Pr(>| t |) column shows the p-value. This number tells us how likely we are to see the estimated effect of income on happiness if the null hypothesis of no effect were true.
Because the p-value is so low (p < 0.001), we can reject the null hypothesis and conclude that income has a statistically significant effect on happiness.
The last three lines of the model summary are statistics about the model as a whole. The most important thing to notice here is the p-value of the model. Here it is significant (p < 0.001), which means that this model is a good fit for the observed data.
Presenting the results
When reporting your results, include the estimated effect (i.e. the regression coefficient), standard error of the estimate, and the p-value. You should also interpret your numbers to make it clear to your readers what your regression coefficient means:
It can also be helpful to include a graph with your results. For a simple linear regression, you can simply plot the observations on the x and y axis and then include the regression line and regression function:
Can you predict values outside the range of your data?
No! We often say that regression models can be used to predict the value of the dependent variable at certain values of the independent variable. However, this is only true for the range of values where we have actually measured the response.
We can use our income and happiness regression analysis as an example. Between $15,000 and $75,000, we found an r2 of 0.73 ± 0.0193. But what if we did a second survey of people making between $75,000 and $150,000?
The r2 for the relationship between income and happiness is now 0.21, or a 0.21-unit increase in reported happiness for every $10,000 increase in income. While the relationship is still statistically significant (p<0.001), the slope is much smaller than before.
What if we hadn’t measured this group, and instead extrapolated the line from the 15–75k incomes to the 70–150k incomes?
You can see that if we simply extrapolated from the 15–75k income data, we would overestimate the happiness of people in the 75–150k income range.
If we instead fit a curve to the data, it seems to fit the actual pattern much better.
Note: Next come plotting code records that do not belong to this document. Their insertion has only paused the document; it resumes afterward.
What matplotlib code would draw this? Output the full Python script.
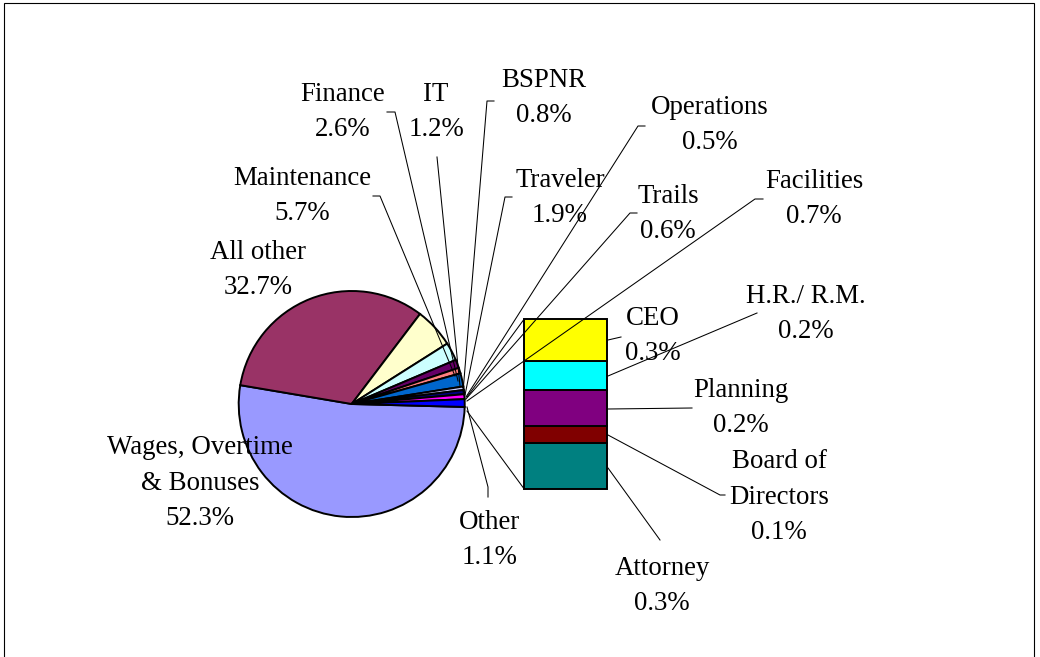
import matplotlib
matplotlib.use("Agg")
import matplotlib.pyplot as plt
from matplotlib.patches import Rectangle

# ---------------- data ----------------
pie_labels = ["Wages, Overtime\n& Bonuses", "All other", "Maintenance", "Finance", "IT",
              "BSPNR", "Traveler", "Operations", "Trails", "Facilities", "Other"]
pie_values = [52.3, 32.7, 5.7, 2.6, 1.2, 0.8, 1.9, 0.5, 0.6, 0.7, 1.1]
pie_colors = ["#9999FF", "#993366", "#FFFFCC", "#CCFFFF", "#660066", "#FF8080",
              "#0066CC", "#CCCCFF", "#000080", "#FF00FF", "#0000FF"]

bar_labels = ["CEO", "H.R./ R.M.", "Planning", "Board of\nDirectors", "Attorney"]
bar_values = [0.27, 0.19, 0.23, 0.11, 0.30]
bar_colors = ["#FFFF00", "#00FFFF", "#800080", "#800000", "#008080"]

# ---------------- layout (pixel coordinates, y down) ----------------
W, H = 1040, 657
def Y(py):
    return H - py

pie_center = (351.7, 404.0)
pie_radius = 113.0
pie_start = -1.5

bar_left, bar_right = 524.0, 606.7
bar_top, bar_bottom = 319.3, 488.7

pie_label_pos = [(200, 483), (258, 270), (302, 196), (343, 112), (436, 112),
                 (544, 98), (560, 198), (710, 125), (668, 214), (814, 199), (490, 540)]
bar_label_pos = [(653, 336), (806, 314), (741, 408), (779, 497), (662, 586)]

leader_lines = [
    [(373, 196), (380, 196), (455, 376)],          # Maintenance
    [(387, 112), (395, 112), (458, 381)],          # Finance
    [(437, 157), (460, 386)],                      # IT
    [(494, 101), (487, 101), (463, 392)],          # BSPNR
    [(512, 197), (505, 197), (465, 395)],          # Traveler
    [(645, 126), (638, 126), (466, 397)],          # Operations
    [(637, 213), (630, 213), (466, 399)],          # Trails
    [(763, 199), (755, 199), (467, 401)],          # Facilities
    [(467, 407), (488, 487), (488, 497)],          # Other
    [(608, 340), (621, 337)],                      # CEO
    [(608, 376), (757, 313)],                      # HR
    [(608, 409), (692, 408)],                      # Planning
    [(608, 435), (720, 495), (725, 495)],          # Board
    [(608, 468), (660, 540)],                      # Attorney
]
connectors = [[(467, 397), (bar_left, bar_top)],
              [(467, 411), (bar_left, bar_bottom)]]

FONT = ["Liberation Serif", "DejaVu Serif"]
FS = 19.4

fig = plt.figure(figsize=(W / 100, H / 100), dpi=100)
ax = fig.add_axes([0, 0, 1, 1])

wedges, _ = ax.pie(pie_values, colors=pie_colors, startangle=pie_start, counterclock=False,
                   radius=pie_radius, center=(pie_center[0], Y(pie_center[1])),
                   wedgeprops=dict(edgecolor="black", linewidth=1.4), frame=False)

# stacked bar ("Other" breakdown), drawn from bottom up
scale = (bar_bottom - bar_top) / sum(bar_values)
bottom = Y(bar_bottom)
for v, c in zip(reversed(bar_values), reversed(bar_colors)):
    ax.bar((bar_left + bar_right) / 2, v * scale, width=bar_right - bar_left, bottom=bottom,
           color=c, edgecolor="black", linewidth=1.4, zorder=3)
    bottom += v * scale

for line in leader_lines + connectors:
    xs = [p[0] for p in line]
    ys = [Y(p[1]) for p in line]
    ax.plot(xs, ys, color="black", linewidth=0.75, zorder=4)

for lab, v, (px, py) in zip(pie_labels, pie_values, pie_label_pos):
    ax.text(px, Y(py), f"{lab}\n{v:.1f}%", ha="center", va="center", family=FONT,
            fontsize=FS, linespacing=1.55, zorder=5)
for lab, v, (px, py) in zip(bar_labels, bar_values, bar_label_pos):
    ax.text(px, Y(py), f"{lab}\n{v:.1f}%", ha="center", va="center", family=FONT,
            fontsize=FS, linespacing=1.55, zorder=5)

ax.add_patch(Rectangle((4, Y(670)), 1030, 667, fill=False, edgecolor="black", linewidth=0.8))

ax.set_xlim(0, W)
ax.set_ylim(0, H)
ax.set_aspect("equal")
ax.axis("off")
fig.savefig("out.png", dpi=100)
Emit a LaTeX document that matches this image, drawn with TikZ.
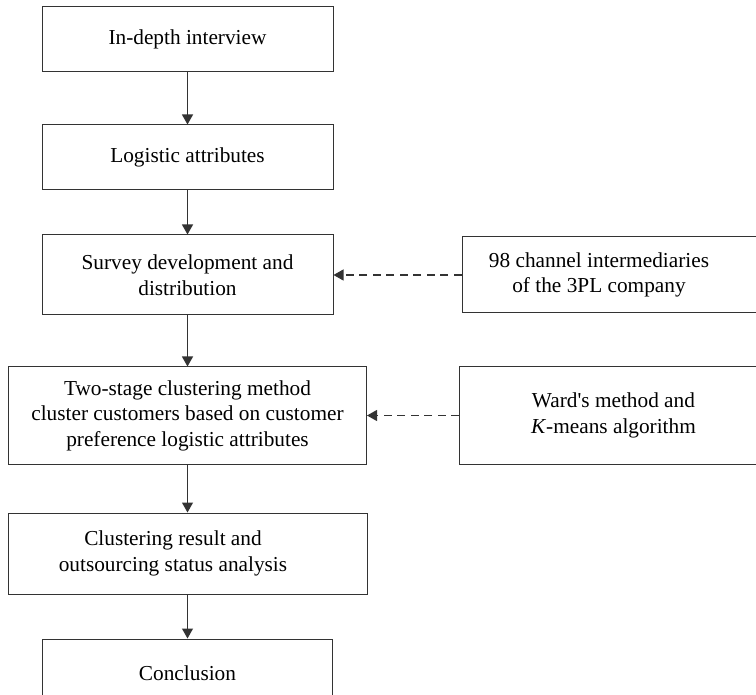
\documentclass[tikz,border=0pt]{standalone}
\usepackage{fontspec}
\setmainfont{Liberation Serif}[Ligatures=TeXOff]
\usetikzlibrary{positioning,arrows.meta}

\tikzset{
  box/.style={draw=black!80, line width=1pt, rectangle, inner sep=0pt, align=center,
    font=\fontsize{21.3}{25.5}\selectfont},
  flow/.style={draw=black!80, line width=1.1pt, -{Triangle[length=10pt,width=11pt]}},
  feed/.style={flow, dash pattern=on 8pt off 5.5pt},
}

\begin{document}
\begin{tikzpicture}[x=1pt,y=1pt]
            \useasboundingbox (0,0) rectangle (756,-695);
            \clip (0,0) rectangle (756,-695);
            \draw node[box, minimum width=291pt, minimum height=65pt] (b1) at (187.5,-39.5) {In-depth interview} ;
            \draw node[box, minimum width=291pt, minimum height=65pt, below=52pt of b1] (b2) {Logistic attributes} ;
            \draw node[box, minimum width=291pt, minimum height=80pt, below=44pt of b2] (b3)
                 {Survey development and\\ distribution} ;
            \draw node[box, minimum width=358pt, minimum height=97pt, below=51pt of b3] (b4)
                 {Two-stage clustering method\\ cluster customers based on customer\\ preference logistic attributes} ;
            \draw node[box, minimum width=359pt, minimum height=81pt, below=48pt of b4] (b5)
                 {Clustering result and\hspace*{29pt}\\ outsourcing status analysis\hspace*{29pt}} ;
            \draw node[box, minimum width=290pt, minimum height=68pt, below=44pt of b5] (b6) {Conclusion} ;
            \draw node[box, minimum width=300pt, minimum height=76pt, right=128pt of b3] (r1)
                 {98 channel intermediaries\hspace*{26pt}\\ of the 3PL company\hspace*{26pt}} ;
            \draw node[box, minimum width=308pt, minimum height=97pt, right=92pt of b4] (r2)
                 {Ward's method and\\ \textit{K}-means algorithm} ;
            \draw[flow] (b1) -- (b2) ;
            \draw[flow] (b2) -- (b3) ;
            \draw[flow] (b3) -- (b4) ;
            \draw[flow] (b4) -- (b5) ;
            \draw[flow] (b5) -- (b6) ;
            \draw[feed] (r1) -- (b3) ;
            \draw[feed] (r2) -- (b4) ;
        \end{tikzpicture}
\end{document}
It looks as though happiness actually levels off at higher incomes, so we can’t use the same regression line we calculated from our lower-income data to predict happiness at higher levels of income.
Even when you see a strong pattern in your data, you can’t know for certain whether that pattern continues beyond the range of values you have actually measured. Therefore, it’s important to avoid extrapolating beyond what the data actually tell you.
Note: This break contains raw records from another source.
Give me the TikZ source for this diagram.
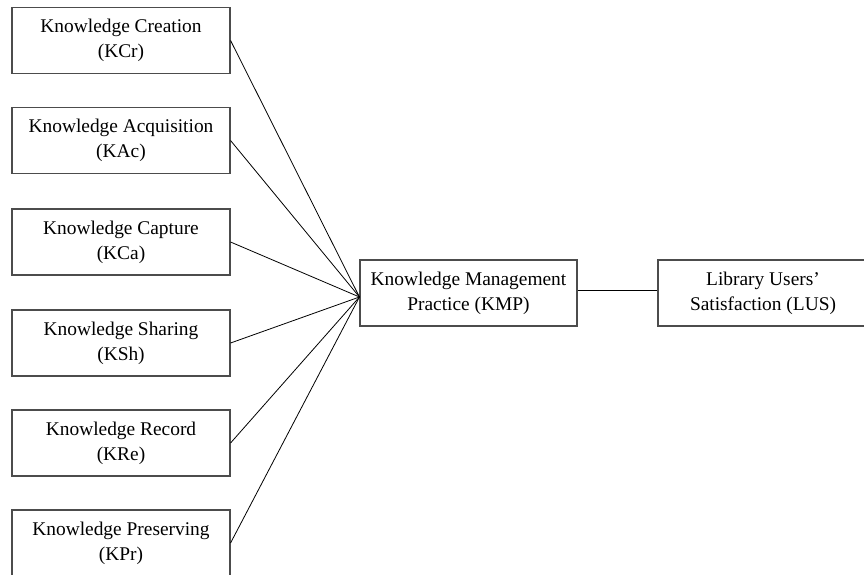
\documentclass[tikz,border=0pt]{standalone}
\usepackage{fontspec}
\setmainfont{Liberation Serif}
\begin{document}
\begin{tikzpicture}[x=1pt,y=-1pt,
  box/.style={draw=black!70,line width=1.1pt,fill=white,minimum width=218pt,minimum height=66pt,
    align=center,inner sep=0pt,font=\fontsize{19.4}{25}\selectfont},
  link/.style={draw=black,line width=0.8pt}]
\useasboundingbox (0,0) rectangle (864,575);
\clip (0,0) rectangle (864,575);
\node[box] (kcr) at (121,40.5) {Knowledge Creation\\(KCr)};
\node[box] (kac) at (121,140.5) {Knowledge Acquisition\\(KAc)};
\node[box] (kca) at (121,242) {Knowledge Capture\\(KCa)};
\node[box] (ksh) at (121,343) {Knowledge Sharing\\(KSh)};
\node[box] (kre) at (121,443) {Knowledge Record\\(KRe)};
\node[box] (kpr) at (121,543) {Knowledge Preserving\\(KPr)};
\node[box,minimum width=217pt] (kmp) at (468.5,293) {Knowledge Management\\Practice (KMP)};
\node[box,minimum width=210pt] (lus) at (763,293) {Library Users’\\Satisfaction (LUS)};
\coordinate (hub) at ([yshift=-4pt]kmp.west);
\foreach \n in {kcr,kac,kca,ksh,kre,kpr}{
  \draw[link] (\n.east) -- (hub);
}
\draw[link] ([yshift=3pt]kmp.east) -- ([yshift=3pt]lus.west);
\end{tikzpicture}
\end{document}
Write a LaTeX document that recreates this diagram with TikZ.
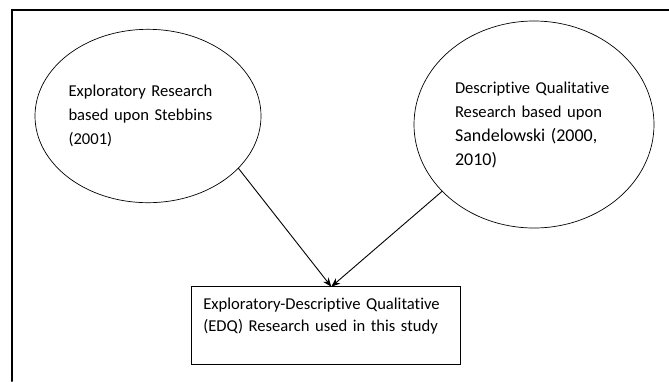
\documentclass[tikz,border=0pt]{standalone}
\usepackage{fontspec}
\setmainfont{Carlito}[Ligatures=NoCommon]
\usepackage{tikz}
\usepackage{tkz-euclide}
\usetikzlibrary{shapes.geometric,arrows.meta}
\tikzset{
	bubble/.style={draw, ellipse, line width=0.7pt, inner sep=0pt, outer sep=0pt, align=left, font=\fontsize{16.6}{24}\selectfont},
	result/.style={draw, rectangle, line width=0.9pt, inner sep=0pt, outer sep=0pt, align=left, font=\fontsize{16.6}{21.7}\selectfont},
	link/.style={line width=0.9pt, -{Stealth[length=9pt,width=7pt]}}
}

\begin{document}
\begin{tikzpicture}[x=1pt, y=-1pt]

	\useasboundingbox (0,0) rectangle (669,381);

	\tkzDefPoint(11.7,381){A}
	\tkzDefPoint(11.7,10){B}
	\tkzDefPoint(669,10){C}
	\tkzDrawPolySeg[line width=2pt](A,B,C)

	\node[bubble, minimum width=226pt, minimum height=173.4pt, text width=159pt] (expl) at (148,116)
		{Exploratory Research\\based upon Stebbins\\(2001)};
	\node[bubble, minimum width=240pt, minimum height=207pt, text width=158pt] (desc) at (534,124.5)
		{Descriptive Qualitative\\Research based upon\\{\fontsize{18}{25}\selectfont Sandelowski (2000,}\\{\fontsize{18}{25}\selectfont 2010)}};
	\node[result, minimum width=268.3pt, minimum height=77.6pt, text width=245pt, anchor=north] (edq) at (325.8,286.7)
		{Exploratory-Descriptive Qualitative\\(EDQ) Research used in this study\\~};

	\coordinate (tip) at ([xshift=5.5pt]edq.north);
	\draw[link] (expl.-30.4) -- (tip);
	\draw[link] (desc.-144) -- (tip);

\end{tikzpicture}
\end{document}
Frequently asked questions about simple linear regression
- What is a regression model?
A regression model is a statistical model that estimates the relationship between one dependent variable and one or more independent variables using a line (or a plane in the case of two or more independent variables).
A regression model can be used when the dependent variable is quantitative, except in the case of logistic regression, where the dependent variable is binary.
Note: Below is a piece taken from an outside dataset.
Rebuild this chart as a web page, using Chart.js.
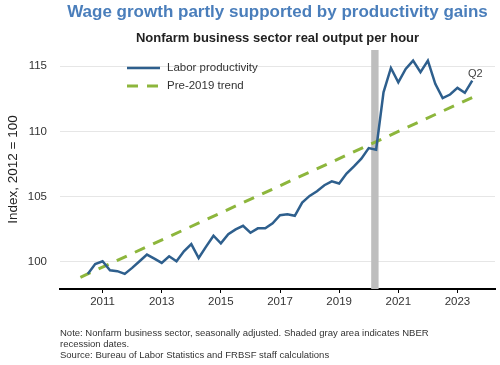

- What is simple linear regression?
Simple linear regression is a regression model that estimates the relationship between one independent variable and one dependent variable using a straight line. Both variables should be quantitative.
For example, the relationship between temperature and the expansion of mercury in a thermometer can be modeled using a straight line: as temperature increases, the mercury expands. This linear relationship is so certain that we can use mercury thermometers to measure temperature.
- How is the error calculated in a linear regression model?
Linear regression most often uses mean-square error (MSE) to calculate the error of the model. MSE is calculated by:
- measuring the distance of the observed y-values from the predicted y-values at each value of x;
- squaring each of these distances;
- calculating the mean of each of the squared distances.
Linear regression fits a line to the data by finding the regression coefficient that results in the smallest MSE.